Guilt pressed on him like a physical weight, leaving him to wonder how easy it would be to just drown himself in this boiling chemical bath. But that would undo the work of dozens of people better and smarter than he was, and he couldn’t allow that, so he climbed stiffly from the tub instead.

Michael’s eyes burned as he tracked him. All at once, he didn't seem like the relaxed, friendly cowboy West had known for years. He looked huge and cold and fierce. Dangerous. West wondered if this was what he'd looked like back during his army days.

"You didn’t leave my side when I was stuck in that hospital bed,” Michael said in a low voice. “I wasn’t so out of it that I could forget something like that.”

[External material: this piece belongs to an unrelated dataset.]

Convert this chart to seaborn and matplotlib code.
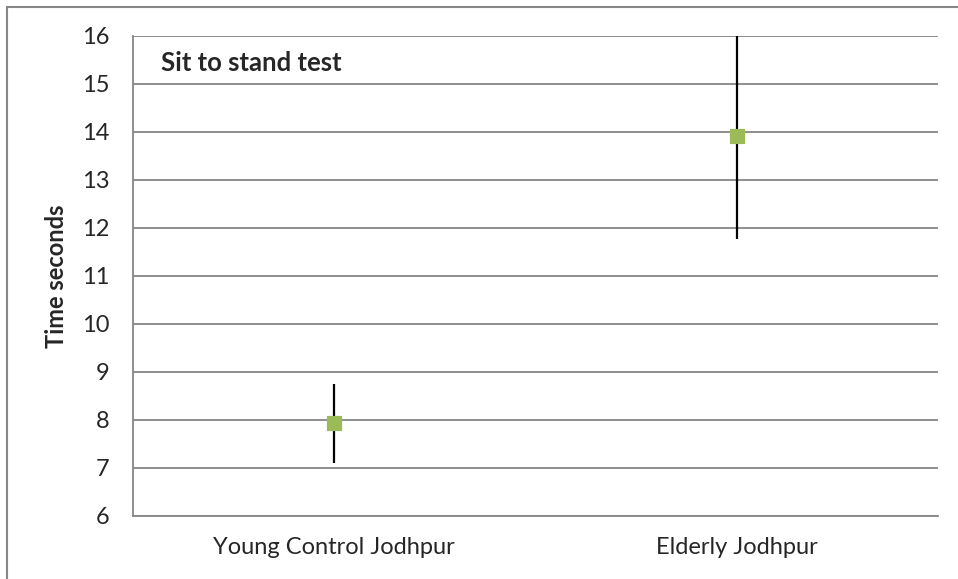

“That wasn’t anything. You would have done the same for me,” West said, snatching up his towel and giving himself a hard buffing to disguise the way his hands were shaking. If his shoulder still hurt, he couldn’t feel it under the shot of adrenalin.

“Maybe. Maybe I would have, at that. But you know what I wouldn’t have done?” Michael asked, shifting forward and stepping up so close that his heat penetrated the rainy chill. He ducked close to West’s ear and enunciated the next two syllables with dangerous precision. “Run. Away.”

Hysterical laughter bubbled up in West’s chest, and all he could do was pray it sounded scornful instead of panicked. Stumbling back on trembling legs, he said, “My family’s been keeping me busy. You said it yourself.”

Something like pain tightened Michael’s expression, and he followed for each step West retreated, backing him toward the fence.

“What did I ever do that could make you so afraid of me?” he rasped.

Red-alert, West’s mind rattled, red-alert!

Even if Michael had somehow clued into the fact that he was gay, even if he'd picked up on the lust and longing that took hold of him every time they were in the same room together, there was no way he understood how deep it ran. And he never would. West was taking that shit to the grave. But he needed to put a stop to his digging, and he needed to do it now.